The Americans resolved to extend the deadline, but this did not prevent the Balkan delegations from going to their rooms to start packing their bags. At midday on Monday the planes were on the tarmac ready to take them all back home. The delegates walked out to the parking lot. Mr Holbrooke and Carl Bildt, the former Swedish prime minister who led the Europeans at the talks, stepped out after them and urged them to give peace another try.

President Bill Clinton then made a critical intervention. He phoned Mr Tudjman, the member of the presidential trio who owed most to the US. "The time is now," Mr Clinton told him. Mr Tudjman agreed and Mr Milosevic obtained most of the land he wanted. It was now up to the Bosnians, as Mr Christopher informed Mr Izetbegovic, to shave off the slivers required to make up the Serbs' magic 49 per cent.

At which point, the negotiations entered virtual reality. With a general at the joystick, they took a simulated flight over a map of Bosnia so detailed it marked not only gravel roads but goat paths. The game lasted deep into the night. The terrain in dispute lay in the thin Serb-held corridor of Brcko, whose ownership the Bosnians demanded should be settled by international arbitration. The US delegates turned away in despair. Shortly before midnight Mr Christopher's team began drafting a "failure document".

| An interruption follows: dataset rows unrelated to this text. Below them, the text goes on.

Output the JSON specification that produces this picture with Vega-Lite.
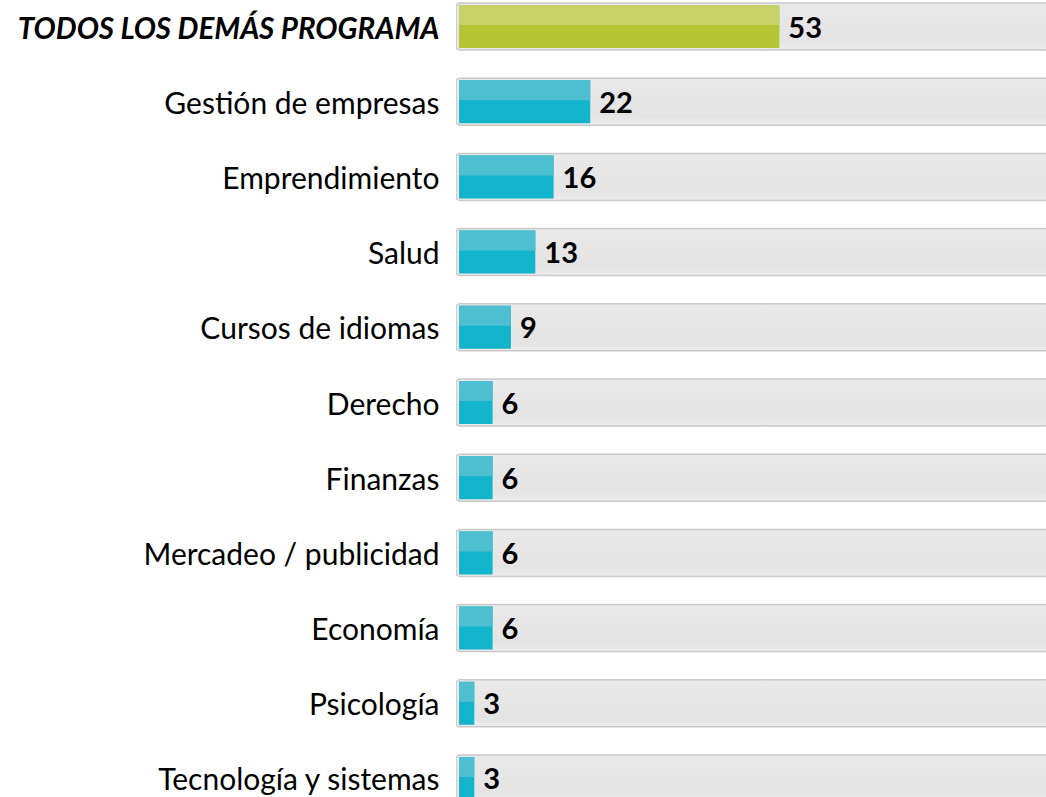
{
  "$schema": "https://vega.github.io/schema/vega-lite/v6.json",
  "width": 590,
  "height": 805,
  "autosize": {"type": "none"},
  "padding": {"left": 456, "top": 0, "right": 0, "bottom": 0},
  "background": "white",
  "config": {"view": {"stroke": null}},
  "data": {
    "values": [
      {"programa": "TODOS LOS DEMÁS PROGRAMA", "valor": 53, "grupo": "total"},
      {"programa": "Gestión de empresas", "valor": 22, "grupo": "programa"},
      {"programa": "Emprendimiento", "valor": 16, "grupo": "programa"},
      {"programa": "Salud", "valor": 13, "grupo": "programa"},
      {"programa": "Cursos de idiomas", "valor": 9, "grupo": "programa"},
      {"programa": "Derecho", "valor": 6, "grupo": "programa"},
      {"programa": "Finanzas", "valor": 6, "grupo": "programa"},
      {"programa": "Mercadeo / publicidad", "valor": 6, "grupo": "programa"},
      {"programa": "Economía", "valor": 6, "grupo": "programa"},
      {"programa": "Psicología", "valor": 3, "grupo": "programa"},
      {"programa": "Tecnología y sistemas", "valor": 3, "grupo": "programa"}
    ]
  },
  "encoding": {
    "y": {
      "field": "programa",
      "type": "nominal",
      "sort": null,
      "scale": {"paddingInner": 0.375, "paddingOuter": 0.04},
      "axis": {
        "title": null,
        "domain": false,
        "ticks": false,
        "labelPadding": 17,
        "labelOffset": 3,
        "labelFont": "Lato",
        "labelFontSize": {"condition": {"test": "datum.value == 'TODOS LOS DEMÁS PROGRAMA'", "value": 29.5}, "value": 30},
        "labelColor": "#000000",
        "labelLimit": 450,
        "labelFontWeight": {"condition": {"test": "datum.value == 'TODOS LOS DEMÁS PROGRAMA'", "value": "bold"}, "value": "normal"},
        "labelFontStyle": {"condition": {"test": "datum.value == 'TODOS LOS DEMÁS PROGRAMA'", "value": "italic"}, "value": "normal"}
      }
    }
  },
  "layer": [
    {
      "mark": {
        "type": "bar",
        "clip": true,
        "cornerRadius": 4,
        "stroke": "#c9c9c9",
        "strokeWidth": 1.5,
        "fill": {"gradient": "linear", "x1": 0, "y1": 0, "x2": 0, "y2": 1, "stops": [{"offset": 0, "color": "#e9e9e9"}, {"offset": 0.8, "color": "#e4e4e4"}, {"offset": 1, "color": "#ececec"}]}
      },
      "encoding": {
        "x": {"datum": 0, "type": "quantitative", "scale": {"domain": [0, 96.7], "nice": false, "zero": true}, "axis": null},
        "x2": {"datum": 110}
      }
    },
    {
      "mark": {"type": "bar", "height": {"band": 0.915}, "cornerRadius": 0},
      "encoding": {
        "x": {"field": "valor", "type": "quantitative"},
        "x2": {"datum": 0.5},
        "color": {"condition": {"test": "datum.grupo == 'total'", "value": "#b6c533"}, "value": "#12b5cb"}
      }
    },
    {
      "mark": {"type": "bar", "height": 20, "yOffset": -11.5},
      "encoding": {
        "x": {"field": "valor", "type": "quantitative"},
        "x2": {"datum": 0.5},
        "color": {"condition": {"test": "datum.grupo == 'total'", "value": "#c6d16a"}, "value": "#4ebfd0"}
      }
    },
    {
      "mark": {"type": "text", "align": "left", "baseline": "middle", "dx": 9, "dy": 2, "font": "Lato", "fontSize": 29, "fontWeight": "bold", "color": "#000000"},
      "encoding": {
        "x": {"field": "valor", "type": "quantitative"},
        "text": {"field": "valor", "type": "quantitative"}
      }
    }
  ]
}
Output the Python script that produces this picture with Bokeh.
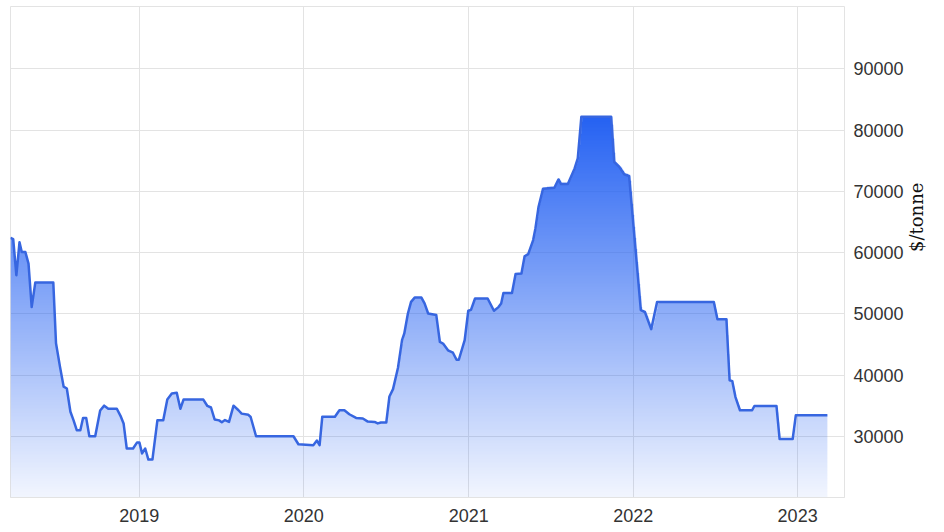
import math
import numpy as np
import pandas as pd
from bokeh.plotting import figure
from bokeh.models import Range1d, FixedTicker, DatetimeTickFormatter
from bokeh.embed import file_html
from bokeh.resources import INLINE

# ---- data ----
dates = [
    "2018-03-21", "2018-03-27", "2018-04-03", "2018-04-10", "2018-04-15", "2018-04-23",
    "2018-04-30", "2018-05-07", "2018-05-15", "2018-06-24", "2018-06-30", "2018-07-09",
    "2018-07-17", "2018-07-24", "2018-08-01", "2018-08-08", "2018-08-15", "2018-08-23",
    "2018-08-29", "2018-09-05", "2018-09-12", "2018-09-25", "2018-10-06", "2018-10-15",
    "2018-10-24", "2018-11-12", "2018-11-21", "2018-11-27", "2018-12-04", "2018-12-18",
    "2018-12-27", "2019-01-01", "2019-01-07", "2019-01-14", "2019-01-21", "2019-01-30",
    "2019-02-10", "2019-02-23", "2019-03-04", "2019-03-14", "2019-03-25", "2019-04-02",
    "2019-04-09", "2019-05-23", "2019-06-01", "2019-06-09", "2019-06-17", "2019-06-27",
    "2019-07-03", "2019-07-10", "2019-07-19", "2019-07-29", "2019-08-09", "2019-08-16",
    "2019-08-31", "2019-09-05", "2019-09-17", "2019-12-09", "2019-12-20", "2020-01-22",
    "2020-01-30", "2020-02-05", "2020-02-11", "2020-03-10", "2020-03-20", "2020-03-31",
    "2020-04-11", "2020-04-26", "2020-05-11", "2020-05-22", "2020-06-06", "2020-06-13",
    "2020-06-20", "2020-07-02", "2020-07-09", "2020-07-17", "2020-07-28", "2020-08-06",
    "2020-08-11", "2020-08-19", "2020-08-26", "2020-09-03", "2020-09-18", "2020-09-25",
    "2020-10-03", "2020-10-21", "2020-10-29", "2020-11-05", "2020-11-16", "2020-11-27",
    "2020-12-05", "2020-12-10", "2020-12-23", "2020-12-31", "2021-01-06", "2021-01-15",
    "2021-02-12", "2021-02-26", "2021-03-08", "2021-03-14", "2021-03-19", "2021-04-07",
    "2021-04-15", "2021-04-28", "2021-05-05", "2021-05-13", "2021-05-24", "2021-05-29",
    "2021-06-05", "2021-06-15", "2021-07-10", "2021-07-19", "2021-07-25", "2021-08-09",
    "2021-08-24", "2021-08-31", "2021-09-08", "2021-11-13", "2021-11-20", "2021-12-01",
    "2021-12-12", "2021-12-23", "2022-01-18", "2022-01-27", "2022-02-10", "2022-02-23",
    "2022-06-29", "2022-07-07", "2022-07-27", "2022-08-03", "2022-08-09", "2022-08-16",
    "2022-08-26", "2022-09-22", "2022-09-27", "2022-11-15", "2022-11-22", "2022-12-21",
    "2022-12-28", "2023-03-08",
]
prices = [
    62400, 62200, 56300, 61700, 60100, 60100,
    58200, 51100, 55100, 55100, 45200, 41300,
    38100, 37800, 34000, 32600, 31000, 31000,
    33000, 33000, 30000, 30000, 34200, 35000,
    34500, 34500, 33200, 32100, 28000, 28000,
    29000, 29000, 27200, 28000, 26200, 26200,
    32600, 32600, 36000, 37000, 37100, 34500,
    36000, 36000, 34950, 34700, 32750, 32600,
    32300, 32650, 32350, 35000, 34250, 33700,
    33500, 33150, 30000, 30000, 28700, 28550,
    29300, 28550, 33200, 33200, 34250, 34250,
    33600, 33000, 32900, 32400, 32350, 32100,
    32250, 32250, 36500, 37700, 41200, 45700,
    46800, 50050, 51950, 52650, 52650, 51700,
    50050, 49800, 45400, 45150, 44050, 43650,
    42500, 42500, 45700, 50500, 50650, 52500,
    52500, 50500, 51100, 51700, 53400, 53400,
    56500, 56600, 59400, 59750, 62050, 63950,
    67500, 70450, 70600, 71950, 71200, 71200,
    73750, 75400, 82200, 82200, 74800, 74000,
    72800, 72500, 50600, 50300, 47500, 51950,
    51950, 49100, 49100, 39150, 39000, 36400,
    34250, 34250, 34950, 34950, 29550, 29550,
    33450, 33450,
]
year_ticks = [2019, 2020, 2021, 2022, 2023]
price_ticks = [30000, 40000, 50000, 60000, 70000, 80000, 90000]
x_start, x_end = "2018-03-21", "2023-04-15"
y_start, y_end = 20000, 100200
y_label = "$/tonne"

# ---- derived ----
to_ms = lambda d: pd.Timestamp(d).value / 1e6
x_ms = np.array([to_ms(d) for d in dates])
y = np.array(prices, dtype=float)
tick_ms = [to_ms(f"{yr}-01-01") for yr in year_ticks]

p = figure(
    width=944, height=532,
    x_axis_type="datetime",
    x_range=Range1d(to_ms(x_start), to_ms(x_end)),
    y_range=Range1d(y_start, y_end),
    y_axis_location="right",
    output_backend="svg", toolbar_location=None,
    min_border_left=10, min_border_top=6, min_border_right=100, min_border_bottom=35,
    background_fill_color="white", border_fill_color="white",
)
p.outline_line_color = "#e3e3e3"
p.outline_line_width = 1

# vertical gradient fill under the curve, semi-transparent (grid shows through where light)
ncols, nrows = 820, 380
base_rgb = (36, 97, 242)
alpha_bottom = 0.06
x0, x1 = x_ms[0], x_ms[-1]
top_val = y.max()
col_ms = x0 + (np.arange(ncols) + 0.5) * (x1 - x0) / ncols
row_val = y_start + (np.arange(nrows) + 0.5) * (top_val - y_start) / nrows
curve_at = np.interp(col_ms, x_ms, y)
inside = row_val[:, None] <= curve_at[None, :]
alpha_row = alpha_bottom + (1 - alpha_bottom) * (row_val - y_start) / (top_val - y_start)
img = np.empty((nrows, ncols), dtype=np.uint32)
view = img.view(dtype=np.uint8).reshape((nrows, ncols, 4))
view[:, :, 0] = base_rgb[0]
view[:, :, 1] = base_rgb[1]
view[:, :, 2] = base_rgb[2]
view[:, :, 3] = np.where(inside, (alpha_row[:, None] * 255).round(), 0).astype(np.uint8)
p.image_rgba(image=[img], x=x0, y=y_start, dw=x1 - x0, dh=top_val - y_start)

p.line(x_ms, y, line_color="#3766e0", line_width=2.5, line_join="round")

# grids
p.xgrid.ticker = FixedTicker(ticks=tick_ms)
p.ygrid.ticker = FixedTicker(ticks=price_ticks)
for g in (p.xgrid, p.ygrid):
    g.grid_line_color = "#e3e3e3"
    g.grid_line_width = 1

# axes
p.xaxis.ticker = FixedTicker(ticks=tick_ms)
p.xaxis.formatter = DatetimeTickFormatter(
    years="%Y", months="%Y", days="%Y", hours="%Y", minutes="%Y", seconds="%Y",
    milliseconds="%Y", microseconds="%Y", minsec="%Y", hourmin="%Y")
p.yaxis.ticker = FixedTicker(ticks=price_ticks)
for ax in (p.xaxis, p.yaxis):
    ax.major_tick_line_color = None
    ax.minor_tick_line_color = None
    ax.major_tick_out = 0
    ax.major_tick_in = 0
    ax.major_label_text_font = "Liberation Sans"
    ax.major_label_text_font_size = "18px"
    ax.major_label_text_color = "#333333"
p.xaxis.axis_line_color = "#e3e3e3"
p.yaxis.axis_line_color = None
p.xaxis.major_label_standoff = 11
p.yaxis.major_label_standoff = 9
# axis extent (invisible rule) chosen so that the title sits where it does in the reference
p.yaxis.bounds = (10000, 90000)

# y-axis title, reading bottom to top
p.yaxis.axis_label = y_label
p.yaxis.axis_label_orientation = math.pi / 2
p.yaxis.axis_label_text_font = "DejaVu Serif"
p.yaxis.axis_label_text_font_style = "normal"
p.yaxis.axis_label_text_font_size = "18px"
p.yaxis.axis_label_text_color = "#111111"
p.yaxis.axis_label_standoff = 10

open("out.html", "w").write(file_html(p, INLINE))
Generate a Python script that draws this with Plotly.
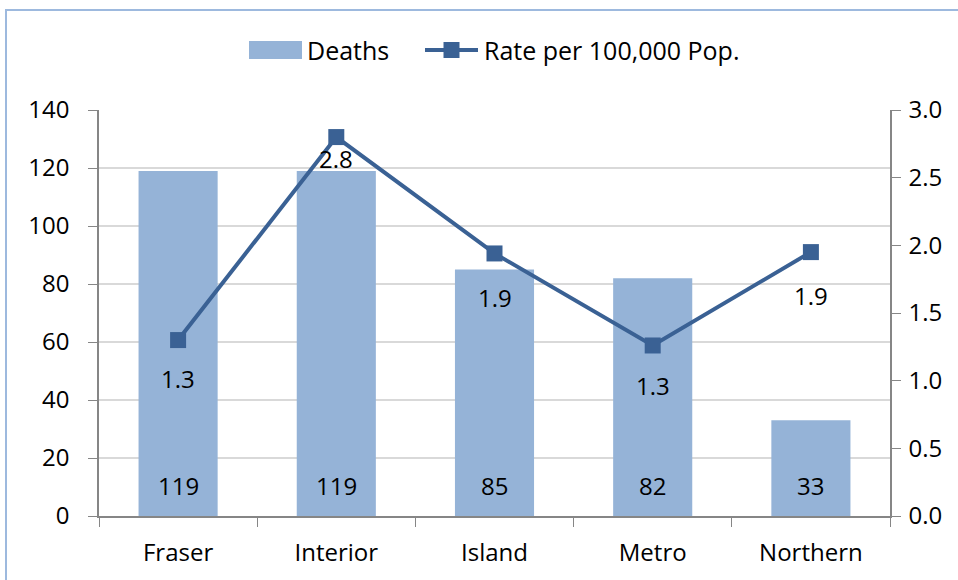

At 8.00 the next morning Mr Milosevic trudged through the snow to the Croat compound to suggest to Mr Tudjman that they draft a statement of their own blaming the collapse of the talks on Bosnian intransigence. Mr Tudjman argued the Brcko dispute should not be allowed to ruin the opportunity for peace. Why not accept an international commission to decide Brcko's fate? Mr Milosevic agreed and, tears in his eyes, conveyed the good news to a happy and surprised Mr Christopher.

Faced with the "failure" document, Mr Izetbegovic was left with no option but to agree to add his initials to the peace agreement. "Well," he told Mr Christopher, "it's not a just peace, but my people need peace."